─── Stored rows
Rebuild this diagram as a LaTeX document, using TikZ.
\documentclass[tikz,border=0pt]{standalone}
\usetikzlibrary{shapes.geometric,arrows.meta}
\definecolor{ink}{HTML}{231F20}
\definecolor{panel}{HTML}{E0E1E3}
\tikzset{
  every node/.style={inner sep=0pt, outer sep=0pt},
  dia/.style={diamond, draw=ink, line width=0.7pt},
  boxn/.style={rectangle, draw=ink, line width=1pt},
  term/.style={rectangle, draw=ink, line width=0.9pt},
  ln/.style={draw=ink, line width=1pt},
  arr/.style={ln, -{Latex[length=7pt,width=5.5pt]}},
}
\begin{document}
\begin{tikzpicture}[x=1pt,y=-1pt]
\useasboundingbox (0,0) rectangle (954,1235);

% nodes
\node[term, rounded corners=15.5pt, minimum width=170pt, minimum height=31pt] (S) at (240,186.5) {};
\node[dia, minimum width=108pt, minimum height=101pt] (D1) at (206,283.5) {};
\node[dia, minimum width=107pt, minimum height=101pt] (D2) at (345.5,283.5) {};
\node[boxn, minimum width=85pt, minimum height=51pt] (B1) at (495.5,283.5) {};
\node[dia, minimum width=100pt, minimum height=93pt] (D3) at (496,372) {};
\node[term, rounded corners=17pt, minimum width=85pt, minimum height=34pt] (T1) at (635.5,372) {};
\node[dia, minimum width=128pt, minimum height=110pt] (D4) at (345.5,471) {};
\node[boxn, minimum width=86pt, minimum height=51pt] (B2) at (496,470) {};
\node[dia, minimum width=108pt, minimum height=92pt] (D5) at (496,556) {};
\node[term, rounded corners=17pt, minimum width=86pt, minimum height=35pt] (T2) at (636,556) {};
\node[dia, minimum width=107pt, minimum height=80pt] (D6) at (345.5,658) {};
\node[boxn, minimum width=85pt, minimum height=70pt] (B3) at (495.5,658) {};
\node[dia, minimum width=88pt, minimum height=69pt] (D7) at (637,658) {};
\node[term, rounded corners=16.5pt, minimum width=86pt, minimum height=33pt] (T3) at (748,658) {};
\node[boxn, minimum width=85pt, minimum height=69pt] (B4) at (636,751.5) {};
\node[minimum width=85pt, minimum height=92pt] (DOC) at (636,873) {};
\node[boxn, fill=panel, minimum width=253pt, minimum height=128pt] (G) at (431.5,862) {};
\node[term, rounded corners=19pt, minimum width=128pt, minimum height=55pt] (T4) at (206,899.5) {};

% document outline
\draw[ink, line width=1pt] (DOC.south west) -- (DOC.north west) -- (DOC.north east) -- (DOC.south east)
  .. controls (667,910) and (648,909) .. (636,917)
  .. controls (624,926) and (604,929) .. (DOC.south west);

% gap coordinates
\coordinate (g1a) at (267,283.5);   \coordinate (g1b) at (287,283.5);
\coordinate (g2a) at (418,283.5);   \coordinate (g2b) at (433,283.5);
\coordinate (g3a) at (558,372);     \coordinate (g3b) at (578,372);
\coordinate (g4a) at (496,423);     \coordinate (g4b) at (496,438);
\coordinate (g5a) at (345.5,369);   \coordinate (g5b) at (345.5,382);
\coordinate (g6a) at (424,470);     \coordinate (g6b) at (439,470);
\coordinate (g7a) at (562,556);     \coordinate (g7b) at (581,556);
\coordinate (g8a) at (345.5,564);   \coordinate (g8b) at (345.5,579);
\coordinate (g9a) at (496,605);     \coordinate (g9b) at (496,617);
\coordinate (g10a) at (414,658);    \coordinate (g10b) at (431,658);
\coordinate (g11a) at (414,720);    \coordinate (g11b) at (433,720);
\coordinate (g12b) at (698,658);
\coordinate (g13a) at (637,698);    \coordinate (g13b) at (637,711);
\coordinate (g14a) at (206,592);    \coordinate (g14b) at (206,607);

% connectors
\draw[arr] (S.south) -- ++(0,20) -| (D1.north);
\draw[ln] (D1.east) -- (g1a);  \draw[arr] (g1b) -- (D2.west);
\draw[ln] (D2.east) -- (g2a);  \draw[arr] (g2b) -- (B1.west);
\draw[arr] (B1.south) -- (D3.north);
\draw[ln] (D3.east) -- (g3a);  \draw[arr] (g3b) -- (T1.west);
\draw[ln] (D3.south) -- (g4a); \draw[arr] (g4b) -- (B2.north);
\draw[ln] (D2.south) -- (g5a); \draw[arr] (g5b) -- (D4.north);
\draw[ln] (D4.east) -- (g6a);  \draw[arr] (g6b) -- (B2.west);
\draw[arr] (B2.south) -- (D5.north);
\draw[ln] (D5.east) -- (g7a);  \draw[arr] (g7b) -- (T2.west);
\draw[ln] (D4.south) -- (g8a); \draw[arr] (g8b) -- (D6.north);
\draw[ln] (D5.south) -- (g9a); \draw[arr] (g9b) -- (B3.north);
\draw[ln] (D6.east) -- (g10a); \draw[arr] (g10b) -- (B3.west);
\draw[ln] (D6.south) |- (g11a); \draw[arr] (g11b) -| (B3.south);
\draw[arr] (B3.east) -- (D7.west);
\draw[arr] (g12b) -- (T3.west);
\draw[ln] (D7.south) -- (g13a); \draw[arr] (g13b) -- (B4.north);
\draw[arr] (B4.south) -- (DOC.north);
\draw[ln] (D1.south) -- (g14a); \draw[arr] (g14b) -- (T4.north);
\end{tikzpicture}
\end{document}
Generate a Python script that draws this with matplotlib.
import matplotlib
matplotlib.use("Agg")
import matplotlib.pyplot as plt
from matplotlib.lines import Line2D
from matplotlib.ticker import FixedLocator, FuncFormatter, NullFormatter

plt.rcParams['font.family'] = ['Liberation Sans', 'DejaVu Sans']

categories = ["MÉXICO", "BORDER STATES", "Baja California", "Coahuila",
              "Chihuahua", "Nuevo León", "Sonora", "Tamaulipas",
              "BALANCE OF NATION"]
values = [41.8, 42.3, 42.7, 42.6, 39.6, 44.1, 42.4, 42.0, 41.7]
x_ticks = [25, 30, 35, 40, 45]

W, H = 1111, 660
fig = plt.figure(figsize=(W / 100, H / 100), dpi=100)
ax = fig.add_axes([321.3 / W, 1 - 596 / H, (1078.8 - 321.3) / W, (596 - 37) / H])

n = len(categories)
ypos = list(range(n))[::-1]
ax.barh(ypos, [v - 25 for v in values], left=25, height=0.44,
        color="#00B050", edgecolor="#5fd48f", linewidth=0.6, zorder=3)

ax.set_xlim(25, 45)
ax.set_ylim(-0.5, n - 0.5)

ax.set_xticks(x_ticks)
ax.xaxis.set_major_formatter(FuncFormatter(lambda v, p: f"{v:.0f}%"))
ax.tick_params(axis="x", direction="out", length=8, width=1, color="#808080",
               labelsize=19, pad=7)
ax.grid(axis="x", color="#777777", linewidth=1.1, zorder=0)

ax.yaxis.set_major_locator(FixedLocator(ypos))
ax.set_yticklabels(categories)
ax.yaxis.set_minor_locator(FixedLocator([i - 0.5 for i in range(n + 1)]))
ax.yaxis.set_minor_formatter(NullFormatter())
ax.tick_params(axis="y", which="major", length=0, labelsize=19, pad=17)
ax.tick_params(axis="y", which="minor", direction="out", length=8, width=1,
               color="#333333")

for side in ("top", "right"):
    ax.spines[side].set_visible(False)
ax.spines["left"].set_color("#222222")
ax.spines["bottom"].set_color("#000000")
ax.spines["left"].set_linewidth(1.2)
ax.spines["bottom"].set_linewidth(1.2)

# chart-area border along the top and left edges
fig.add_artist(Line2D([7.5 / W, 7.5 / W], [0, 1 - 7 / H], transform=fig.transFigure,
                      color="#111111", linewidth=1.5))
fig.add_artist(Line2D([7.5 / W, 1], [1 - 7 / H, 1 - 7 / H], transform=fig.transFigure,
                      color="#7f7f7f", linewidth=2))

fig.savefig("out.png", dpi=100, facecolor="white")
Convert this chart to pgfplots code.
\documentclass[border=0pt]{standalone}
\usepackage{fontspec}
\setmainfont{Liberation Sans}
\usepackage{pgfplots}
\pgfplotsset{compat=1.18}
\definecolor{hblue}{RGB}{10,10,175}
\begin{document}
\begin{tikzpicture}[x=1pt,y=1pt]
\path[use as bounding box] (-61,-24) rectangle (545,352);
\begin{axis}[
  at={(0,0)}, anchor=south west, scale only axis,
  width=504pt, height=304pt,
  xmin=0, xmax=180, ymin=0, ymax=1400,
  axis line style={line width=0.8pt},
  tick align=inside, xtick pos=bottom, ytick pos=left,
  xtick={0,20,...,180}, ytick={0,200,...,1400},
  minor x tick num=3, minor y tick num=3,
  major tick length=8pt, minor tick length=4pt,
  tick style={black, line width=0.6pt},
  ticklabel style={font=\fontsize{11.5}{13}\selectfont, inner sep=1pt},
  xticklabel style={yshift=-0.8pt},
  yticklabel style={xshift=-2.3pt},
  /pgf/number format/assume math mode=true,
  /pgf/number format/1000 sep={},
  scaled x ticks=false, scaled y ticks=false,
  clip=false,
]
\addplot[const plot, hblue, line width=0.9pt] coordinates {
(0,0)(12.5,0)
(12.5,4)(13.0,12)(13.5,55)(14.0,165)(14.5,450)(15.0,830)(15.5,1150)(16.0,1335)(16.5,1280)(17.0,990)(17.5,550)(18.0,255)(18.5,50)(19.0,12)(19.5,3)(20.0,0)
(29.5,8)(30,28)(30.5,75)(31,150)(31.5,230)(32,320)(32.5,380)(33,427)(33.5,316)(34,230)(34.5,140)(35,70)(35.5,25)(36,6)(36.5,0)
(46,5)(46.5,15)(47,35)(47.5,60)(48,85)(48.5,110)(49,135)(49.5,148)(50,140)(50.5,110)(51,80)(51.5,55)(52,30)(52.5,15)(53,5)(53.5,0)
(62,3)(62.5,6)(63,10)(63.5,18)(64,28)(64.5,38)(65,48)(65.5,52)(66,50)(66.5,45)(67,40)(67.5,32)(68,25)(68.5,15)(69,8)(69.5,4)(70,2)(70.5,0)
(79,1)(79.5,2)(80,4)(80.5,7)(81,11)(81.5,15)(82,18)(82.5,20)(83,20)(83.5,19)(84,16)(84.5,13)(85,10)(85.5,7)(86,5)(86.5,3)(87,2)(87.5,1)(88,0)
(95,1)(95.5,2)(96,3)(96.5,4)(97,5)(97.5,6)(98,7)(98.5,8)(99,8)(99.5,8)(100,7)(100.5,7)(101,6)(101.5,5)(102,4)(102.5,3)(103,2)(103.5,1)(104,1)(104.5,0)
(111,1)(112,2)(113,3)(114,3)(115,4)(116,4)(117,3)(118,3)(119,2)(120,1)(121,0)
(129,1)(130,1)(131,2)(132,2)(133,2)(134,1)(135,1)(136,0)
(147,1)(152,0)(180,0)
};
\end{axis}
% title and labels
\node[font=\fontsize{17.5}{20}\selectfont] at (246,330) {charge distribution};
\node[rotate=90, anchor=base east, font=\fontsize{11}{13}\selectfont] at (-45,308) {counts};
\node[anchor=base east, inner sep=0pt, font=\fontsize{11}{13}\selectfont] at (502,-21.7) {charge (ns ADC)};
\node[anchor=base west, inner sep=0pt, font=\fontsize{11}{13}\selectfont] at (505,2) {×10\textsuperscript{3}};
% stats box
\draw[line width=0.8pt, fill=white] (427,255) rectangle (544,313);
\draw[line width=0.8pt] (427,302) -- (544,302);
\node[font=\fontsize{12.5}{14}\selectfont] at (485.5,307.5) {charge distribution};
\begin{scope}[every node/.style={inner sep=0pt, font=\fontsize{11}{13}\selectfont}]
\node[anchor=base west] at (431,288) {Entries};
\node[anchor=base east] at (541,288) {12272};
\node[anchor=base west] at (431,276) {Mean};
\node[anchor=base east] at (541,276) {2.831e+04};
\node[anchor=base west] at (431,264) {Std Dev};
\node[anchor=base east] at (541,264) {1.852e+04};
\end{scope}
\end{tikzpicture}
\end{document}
──────
Requirement: Return all lines containing the word "matplotlib".

Exercise answer:
Generate a Python script that draws this with matplotlib.
import matplotlib
matplotlib.use("Agg")
import matplotlib.pyplot as plt
from matplotlib.lines import Line2D
from matplotlib.ticker import FixedLocator, FuncFormatter, NullFormatter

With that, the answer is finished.